In present tense
8th January 2001, 1737 hrs
Location: my room
In the vase: yellow pom-poms
Weather: obligingly bleak
Where do you go when you need time alone?
Time and space alone?
There are too many people about today, and the corridors of NUS too familiar. The air's thick with exhalation, warm and wet and steaming; like jungle mist, only warmer.
I find myself thinking of a lonely countryside, and hills covered in grass. I think of the bleak grey downs of England, possibly the most cheerless landscape in the world, and black boughs sticking stark against them like the arms of a scarecrow. I think of the soft thin tapping of fatalistic rain. Old dusty trophies of a forgotten greatness.
It is not a place one goes for merrymaking. But when one gets tired of riots of noise, and incessant conversation, and the thickness of leaves and the greenness of earth, then comes the desire to step away from all that colour for a while, and see the world for once in black and white.
Or, as it were, in shades of grey.
But I can't go there now. I'm on the other side of the great Eurasian landmass, in the heart of the equatorial climatic belt.
Equatorial, but hardly equable.
And there are people everywhere, and the city looms up all around. People people roads people concrete people people people.
So where can I go?
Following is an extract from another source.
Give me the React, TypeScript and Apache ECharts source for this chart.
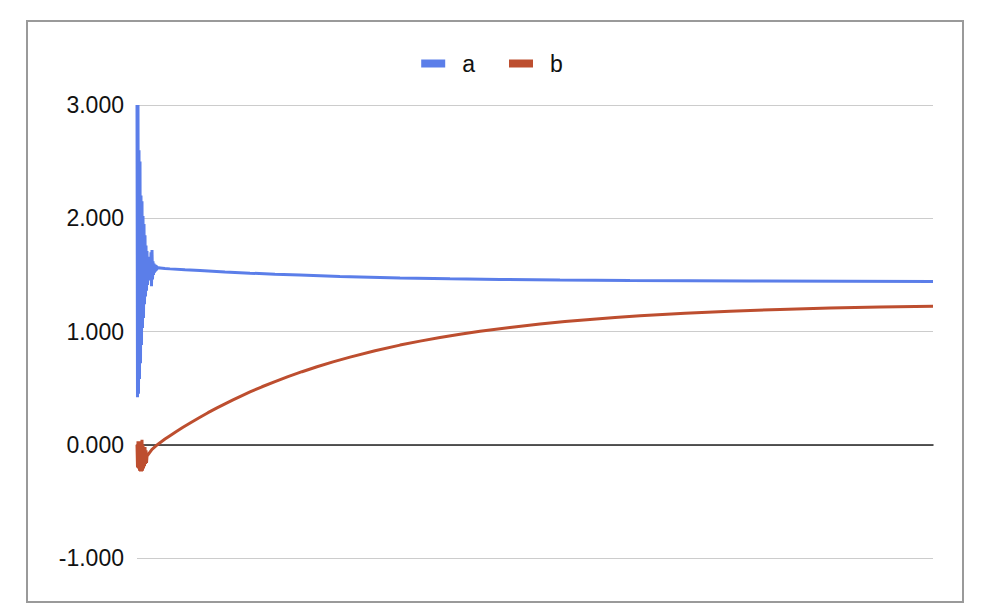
import React, { useEffect, useRef } from "react";
import * as echarts from "echarts";

// x positions are pixel-like offsets along the horizontal run (0 .. 796)
const X_MAX = 796;

// Series "a": dense oscillation at the start (x = 0 .. 23, step 0.5), then smooth decay
const A_OSC_STEP = 0.5;
const aOsc = [
  3.0, 0.42, 3.0, 0.45, 2.6, 0.58, 2.5, 0.72, 2.2, 0.88, 2.15, 1.03, 2.02, 1.12,
  1.95, 1.24, 1.85, 1.31, 1.76, 1.36, 1.71, 1.41, 1.66, 1.45, 1.64, 1.47, 1.62,
  1.45, 1.7, 1.4, 1.72, 1.46, 1.62, 1.5, 1.6, 1.52, 1.59, 1.53, 1.585, 1.54,
  1.575, 1.55, 1.568, 1.555, 1.563, 1.559, 1.56,
];
const aTrendX = [28, 33, 48, 63, 88, 113, 138, 163, 203, 233, 263, 313, 363, 423, 493, 613, 796];
const aTrendY = [
  1.556, 1.553, 1.545, 1.538, 1.526, 1.515, 1.506, 1.498, 1.486, 1.479, 1.472,
  1.465, 1.46, 1.455, 1.451, 1.446, 1.442,
];

// Series "b": oscillation at the start (x = 0 .. 10, step 0.5), then rising curve
const B_OSC_STEP = 0.5;
const bOsc = [
  0.0, -0.2, 0.03, -0.21, 0.02, -0.23, 0.01, -0.235, 0.03, -0.235, 0.044, -0.23,
  0.0, -0.21, -0.03, -0.19, -0.02, -0.17, -0.05, -0.16, -0.1,
];
const bTrendX = [
  15, 21, 28, 33, 39, 46, 54, 63, 71, 80, 88, 96, 104, 113, 125, 138, 151, 165,
  180, 196, 213, 238, 263, 283, 303, 323, 343, 373, 403, 428, 453, 478, 503, 548,
  593, 643, 693, 743, 796,
];
const bTrendY = [
  -0.04, 0.005, 0.05, 0.08, 0.115, 0.154, 0.197, 0.243, 0.283, 0.325, 0.361,
  0.396, 0.43, 0.466, 0.512, 0.558, 0.602, 0.645, 0.689, 0.732, 0.774, 0.83,
  0.88, 0.915, 0.947, 0.976, 1.002, 1.036, 1.066, 1.088, 1.107, 1.124, 1.138,
  1.161, 1.179, 1.195, 1.207, 1.216, 1.224,
];

// Y axis
const Y_MIN = -1;
const Y_MAX = 3;
const Y_STEP = 1;

const BLUE = "#5b7ee9";
const RED = "#bd4e2f";

function buildA(): [number, number][] {
  const pts: [number, number][] = aOsc.map((v, i) => [i * A_OSC_STEP, v]);
  aTrendX.forEach((x, i) => pts.push([x, aTrendY[i]]));
  return pts;
}
function buildB(): [number, number][] {
  const pts: [number, number][] = bOsc.map((v, i) => [i * B_OSC_STEP, v]);
  bTrendX.forEach((x, i) => pts.push([x, bTrendY[i]]));
  return pts;
}

export default function App() {
  const ref = useRef<HTMLDivElement>(null);
  useEffect(() => {
    document.body.style.margin = "0";
    if (!ref.current) return;
    const chart = echarts.init(ref.current, undefined, { renderer: "svg" });
    const font = "'Liberation Sans', Arial, sans-serif";
    chart.setOption({
      animation: false,
      backgroundColor: "#ffffff",
      graphic: [
        {
          type: "rect",
          shape: { x: 27, y: 21, width: 936, height: 581 },
          style: { fill: "none", stroke: "#9a9a9a", lineWidth: 2 },
          z: -1,
        },
      ],
      legend: {
        data: ["a", "b"],
        top: 47,
        left: "center",
        icon: "rect",
        itemWidth: 24,
        itemHeight: 8,
        itemGap: 34,
        textStyle: { fontSize: 23, color: "#111", fontFamily: font, padding: [0, 0, 0, 12] },
      },
      grid: { left: 137, right: 51, top: 105, bottom: 58, containLabel: false },
      xAxis: {
        type: "value",
        min: 0,
        max: X_MAX,
        axisLabel: { show: false },
        axisTick: { show: false },
        splitLine: { show: false },
        axisLine: { show: true, onZero: true, lineStyle: { color: "#222", width: 1.5 } },
      },
      yAxis: {
        type: "value",
        min: Y_MIN,
        max: Y_MAX,
        interval: Y_STEP,
        axisLine: { show: false },
        axisTick: { show: false },
        axisLabel: {
          fontSize: 23,
          color: "#111",
          fontFamily: font,
          margin: 13,
          formatter: (v: number) => v.toFixed(3),
        },
        splitLine: { show: true, lineStyle: { color: "#cccccc", width: 1 } },
      },
      series: [
        {
          name: "a",
          type: "line",
          data: buildA(),
          showSymbol: false,
          symbol: "none",
          lineStyle: { color: BLUE, width: 3 },
          itemStyle: { color: BLUE },
          z: 3,
        },
        {
          name: "b",
          type: "line",
          data: buildB(),
          showSymbol: false,
          symbol: "none",
          lineStyle: { color: RED, width: 3 },
          itemStyle: { color: RED },
          z: 4,
        },
      ],
    });
    return () => chart.dispose();
  }, []);
  return <div ref={ref} style={{ width: 984, height: 616 }} />;
}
Not to Katong with its earth and laughter; it's aloneness I'm after, not loneliness.
Not to the beach where warm thicksweet water grinds along the coast, where children yell and run.
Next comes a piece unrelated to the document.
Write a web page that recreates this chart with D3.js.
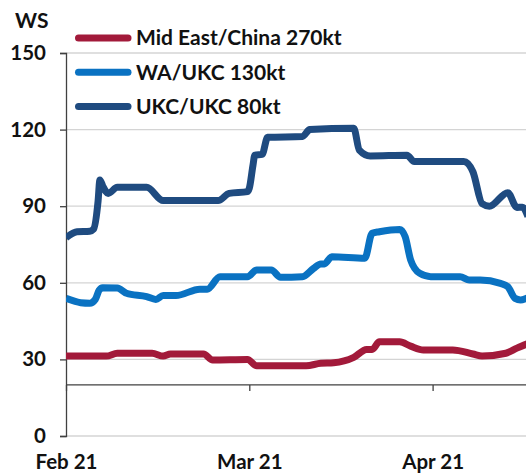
<!DOCTYPE html>
<html>
<head>
<meta charset="utf-8">
<script src="https://cdn.jsdelivr.net/npm/d3@7"></script>
<style>
  body { margin: 0; background: #fff; }
  svg { display: block; font-family: Lato, "Open Sans", sans-serif; font-weight: bold; }
</style>
</head>
<body>
<script>
// x values are months since 1 Feb 21 (monthly axis, equal month widths)
const seriesNames = ["Mid East/China 270kt", "WA/UKC 130kt", "UKC/UKC 80kt"];
const seriesColors = ["#a21a3a", "#0a72c2", "#1f4b80"];

const midEastX = [0, 0.22, 0.28, 0.47, 0.53, 0.57, 0.75, 0.80, 0.99, 1.04, 1.31, 1.39, 1.46, 1.57, 1.64, 1.67, 1.71, 1.82, 1.88, 1.95, 2.11, 2.22, 2.27, 2.40, 2.46, 2.52];
const midEastY = [31.3, 31.3, 32.4, 32.4, 31.3, 32.1, 32.1, 29.8, 30, 27.5, 27.5, 28.5, 28.7, 30.8, 33.9, 33.9, 36.9, 36.9, 35.2, 33.7, 33.7, 32.1, 31.3, 32.4, 34.4, 36.2];

const waX = [0, 0.08, 0.13, 0.16, 0.18, 0.20, 0.28, 0.33, 0.44, 0.49, 0.53, 0.60, 0.73, 0.77, 0.84, 0.99, 1.04, 1.12, 1.17, 1.29, 1.35, 1.39, 1.41, 1.45, 1.63, 1.67, 1.71, 1.82, 1.85, 1.88, 1.93, 1.99, 2.15, 2.20, 2.26, 2.37, 2.41, 2.45, 2.48, 2.52];
const waY = [53.9, 52.2, 52, 53.5, 57, 58.1, 58, 55.9, 54.6, 53.5, 55, 55, 57.5, 57.5, 62.4, 62.4, 65, 65, 62.2, 62.4, 65.6, 67.4, 67.4, 70.2, 69.6, 79.4, 80, 80.9, 78.1, 69, 63.7, 62.4, 62.4, 61.1, 61.1, 59.8, 58.5, 53.9, 53.3, 54.2];

const ukcX = [0, 0.06, 0.13, 0.15, 0.175, 0.185, 0.20, 0.23, 0.28, 0.44, 0.53, 0.83, 0.89, 0.99, 1.00, 1.02, 1.03, 1.07, 1.10, 1.29, 1.33, 1.57, 1.60, 1.66, 1.86, 1.90, 2.17, 2.22, 2.27, 2.31, 2.41, 2.46, 2.49, 2.52];
const ukcY = [77.6, 80, 80.2, 81, 92, 100.3, 98, 95, 97.4, 97.4, 92.2, 92.2, 95, 95.7, 97, 106, 110, 110.3, 117, 117.3, 120, 120.5, 112, 109.7, 110, 107.5, 107.5, 103.5, 91, 90, 95.3, 89.5, 89.6, 86];

const yTicks = [0, 30, 60, 90, 120, 150];
const gridValues = [0, 30, 60, 90, 120, 150];
const monthLabels = ["Feb 21", "Mar 21", "Apr 21"];
const xAxisCross = 20;

const width = 526, height = 476;
const plotLeft = 66, plotTop = 53, plotBottom = 436;

const svg = d3.select("body").append("svg")
  .attr("width", width)
  .attr("height", height);

const x = d3.scaleLinear().domain([0, 1]).range([plotLeft, plotLeft + 183.3]);
const y = d3.scaleLinear().domain([0, 150]).range([plotBottom, plotTop]);

// gridlines
svg.append("g")
  .selectAll("line")
  .data(gridValues)
  .join("line")
  .attr("x1", plotLeft).attr("x2", width)
  .attr("y1", d => y(d)).attr("y2", d => y(d))
  .attr("stroke", "#d4d4d4")
  .attr("stroke-width", 1.3);

// y axis
const yAxis = svg.append("g")
  .attr("transform", `translate(${plotLeft},0)`)
  .call(d3.axisLeft(y).tickValues(yTicks).tickSize(6).tickPadding(14));
yAxis.select(".domain").attr("stroke", "#404040").attr("stroke-width", 1.3);
yAxis.selectAll(".tick line").attr("stroke", "#404040").attr("stroke-width", 1.3);
yAxis.selectAll("text")
  .attr("font-size", 20.5)
  .attr("font-family", "Lato, sans-serif")
  .attr("font-weight", "bold")
  .attr("fill", "#111");

// x axis, crossing the y axis at 20
const xAxis = svg.append("g")
  .attr("transform", `translate(0,${y(xAxisCross)})`)
  .call(d3.axisBottom(x).tickValues(d3.range(monthLabels.length))
    .tickFormat(i => monthLabels[i]).tickSize(6).tickSizeOuter(0));
xAxis.select(".domain").attr("stroke", "#404040").attr("stroke-width", 1.3)
  .attr("d", `M${plotLeft},0H${width}`);
xAxis.selectAll(".tick line").attr("stroke", "#404040").attr("stroke-width", 1.3);
// labels sit below the plot, not under the crossing line
xAxis.selectAll("text")
  .attr("y", plotBottom - y(xAxisCross) + 33)
  .attr("dy", 0)
  .attr("font-size", 20.5)
  .attr("font-family", "Lato, sans-serif")
  .attr("font-weight", "bold")
  .attr("fill", "#111");

// series lines
const series = [
  { xs: midEastX, ys: midEastY },
  { xs: waX, ys: waY },
  { xs: ukcX, ys: ukcY }
];

const line = d3.line()
  .x(d => x(d[0]))
  .y(d => y(d[1]))
  .curve(d3.curveMonotoneX);

svg.append("clipPath").attr("id", "plot")
  .append("rect").attr("x", plotLeft).attr("y", 0).attr("width", width - plotLeft).attr("height", plotBottom);

svg.append("g")
  .attr("clip-path", "url(#plot)")
  .selectAll("path")
  .data(series)
  .join("path")
  .attr("d", s => line(s.xs.map((v, i) => [v, s.ys[i]])))
  .attr("fill", "none")
  .attr("stroke", (s, i) => seriesColors[i])
  .attr("stroke-width", 7)
  .attr("stroke-linejoin", "round");

// axis title
svg.append("text")
  .attr("x", 15).attr("y", 27.5)
  .attr("font-size", 21)
  .attr("fill", "#111")
  .text("WS");

// legend
const legend = svg.append("g")
  .selectAll("g")
  .data(seriesNames)
  .join("g")
  .attr("transform", (d, i) => `translate(0,${38 + i * 34.2})`);
legend.append("line")
  .attr("x1", 78.5).attr("x2", 128)
  .attr("stroke", (d, i) => seriesColors[i])
  .attr("stroke-width", 7)
  .attr("stroke-linecap", "round");
legend.append("text")
  .attr("x", 136).attr("dy", "0.35em")
  .attr("font-size", 21)
  .attr("fill", "#111")
  .text(d => d);
</script>
</body>
</html>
Not to courteous Tanglin, nor fireburst Orchard, nor the chugging heartlands.
I consider a moment more, and choose the Northwest Line - the train line that links Jurong East with Yishun. It's a route I have taken several times before, and one I particularly enjoy, though it's a detour from my usual travel routes.
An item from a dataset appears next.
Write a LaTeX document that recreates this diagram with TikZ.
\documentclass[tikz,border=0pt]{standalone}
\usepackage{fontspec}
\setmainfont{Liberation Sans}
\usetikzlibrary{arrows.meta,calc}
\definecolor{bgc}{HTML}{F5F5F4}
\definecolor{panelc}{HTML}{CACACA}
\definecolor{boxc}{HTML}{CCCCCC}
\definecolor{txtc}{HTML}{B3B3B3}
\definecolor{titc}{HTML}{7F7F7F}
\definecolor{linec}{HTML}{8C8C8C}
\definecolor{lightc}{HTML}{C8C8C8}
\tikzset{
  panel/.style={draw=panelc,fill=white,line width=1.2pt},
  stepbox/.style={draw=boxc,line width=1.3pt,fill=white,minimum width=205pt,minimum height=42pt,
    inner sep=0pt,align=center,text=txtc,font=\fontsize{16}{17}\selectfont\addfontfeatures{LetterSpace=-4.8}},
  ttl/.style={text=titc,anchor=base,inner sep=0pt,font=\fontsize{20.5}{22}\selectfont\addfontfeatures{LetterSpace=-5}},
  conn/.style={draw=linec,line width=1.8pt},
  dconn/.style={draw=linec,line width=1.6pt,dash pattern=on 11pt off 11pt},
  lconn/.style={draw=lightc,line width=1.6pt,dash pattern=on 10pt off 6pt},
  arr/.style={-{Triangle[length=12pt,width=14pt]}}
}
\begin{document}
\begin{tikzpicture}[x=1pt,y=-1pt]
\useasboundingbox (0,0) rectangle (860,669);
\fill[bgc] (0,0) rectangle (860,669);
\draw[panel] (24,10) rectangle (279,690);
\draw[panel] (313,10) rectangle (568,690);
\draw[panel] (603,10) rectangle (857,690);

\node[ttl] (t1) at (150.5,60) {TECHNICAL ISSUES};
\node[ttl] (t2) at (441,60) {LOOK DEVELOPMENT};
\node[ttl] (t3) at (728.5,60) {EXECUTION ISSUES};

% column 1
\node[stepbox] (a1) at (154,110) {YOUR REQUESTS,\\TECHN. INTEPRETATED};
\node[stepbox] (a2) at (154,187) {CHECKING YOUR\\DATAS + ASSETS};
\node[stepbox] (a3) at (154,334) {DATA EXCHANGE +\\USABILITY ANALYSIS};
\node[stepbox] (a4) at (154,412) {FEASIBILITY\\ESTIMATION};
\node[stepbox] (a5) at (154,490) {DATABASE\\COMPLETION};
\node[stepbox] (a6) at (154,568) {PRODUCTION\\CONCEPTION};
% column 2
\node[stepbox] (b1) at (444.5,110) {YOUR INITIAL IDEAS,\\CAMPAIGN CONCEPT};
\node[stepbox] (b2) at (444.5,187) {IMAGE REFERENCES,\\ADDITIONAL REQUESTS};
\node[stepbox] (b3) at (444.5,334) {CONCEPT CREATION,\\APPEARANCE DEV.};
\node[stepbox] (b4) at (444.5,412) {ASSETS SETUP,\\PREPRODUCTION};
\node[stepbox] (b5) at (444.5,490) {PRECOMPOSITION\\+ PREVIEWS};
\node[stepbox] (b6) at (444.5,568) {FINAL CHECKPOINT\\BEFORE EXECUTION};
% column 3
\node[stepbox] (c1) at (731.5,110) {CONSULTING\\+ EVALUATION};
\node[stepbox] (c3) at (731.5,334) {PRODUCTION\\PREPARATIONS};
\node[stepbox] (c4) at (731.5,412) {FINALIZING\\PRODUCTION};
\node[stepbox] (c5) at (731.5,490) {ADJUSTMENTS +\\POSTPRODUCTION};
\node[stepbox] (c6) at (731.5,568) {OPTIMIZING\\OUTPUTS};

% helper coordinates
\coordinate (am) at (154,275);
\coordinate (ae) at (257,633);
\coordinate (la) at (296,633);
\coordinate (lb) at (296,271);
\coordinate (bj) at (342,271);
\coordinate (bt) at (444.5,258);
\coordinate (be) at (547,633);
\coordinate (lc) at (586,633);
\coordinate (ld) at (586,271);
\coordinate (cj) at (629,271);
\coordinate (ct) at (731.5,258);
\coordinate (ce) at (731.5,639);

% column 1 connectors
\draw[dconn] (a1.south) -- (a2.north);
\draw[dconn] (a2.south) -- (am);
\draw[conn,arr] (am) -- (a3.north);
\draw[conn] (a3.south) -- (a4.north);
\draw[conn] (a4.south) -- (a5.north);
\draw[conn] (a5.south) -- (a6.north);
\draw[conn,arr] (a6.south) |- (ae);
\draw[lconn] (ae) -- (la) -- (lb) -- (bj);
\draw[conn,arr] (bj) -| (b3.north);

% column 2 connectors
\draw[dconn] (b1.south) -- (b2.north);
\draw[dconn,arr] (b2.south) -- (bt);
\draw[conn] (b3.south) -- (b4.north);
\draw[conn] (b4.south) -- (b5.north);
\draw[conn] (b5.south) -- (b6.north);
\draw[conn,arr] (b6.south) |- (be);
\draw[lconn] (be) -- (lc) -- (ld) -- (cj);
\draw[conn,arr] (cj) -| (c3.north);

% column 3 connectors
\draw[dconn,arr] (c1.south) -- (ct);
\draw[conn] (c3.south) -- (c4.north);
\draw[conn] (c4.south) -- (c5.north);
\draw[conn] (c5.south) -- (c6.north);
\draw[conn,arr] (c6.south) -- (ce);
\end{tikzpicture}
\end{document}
I like the views this journey affords. Everything appears somehow larger, here in the northwest: train tracks are higher, HDB blocks taller, spaces wider, vistas broader. It's not countryside - the signs of urbanity are everywhere surrounding - but it is perhaps the closest this island'll get to it. Spaces between the blocks are wider, and through these gaps I can see long straight roads, jagged tree-covered hills, even at times a glimpse of the coast. And sometimes even a horizon of sorts - even if it's merely the line of the treetops - and unbroken sky.
The train empties out after Bukit Gombak and Choa Chu Kang, so even the long empty carriages add to the effect. No more the forest of arms and legs and bodies pressed against one another like jungle creepers. Light through the windows, broken only by the occasional head. Mostly silence.
There is rain outside, but a firmer, warmer, stronger rain, like the drumming of fingers on a table.
I drift off to quiet sleep as the train begins to fill once again, at Sembawang.
And wake at Ang Mo Kio, in the familiar rumble of the heartland, stilled.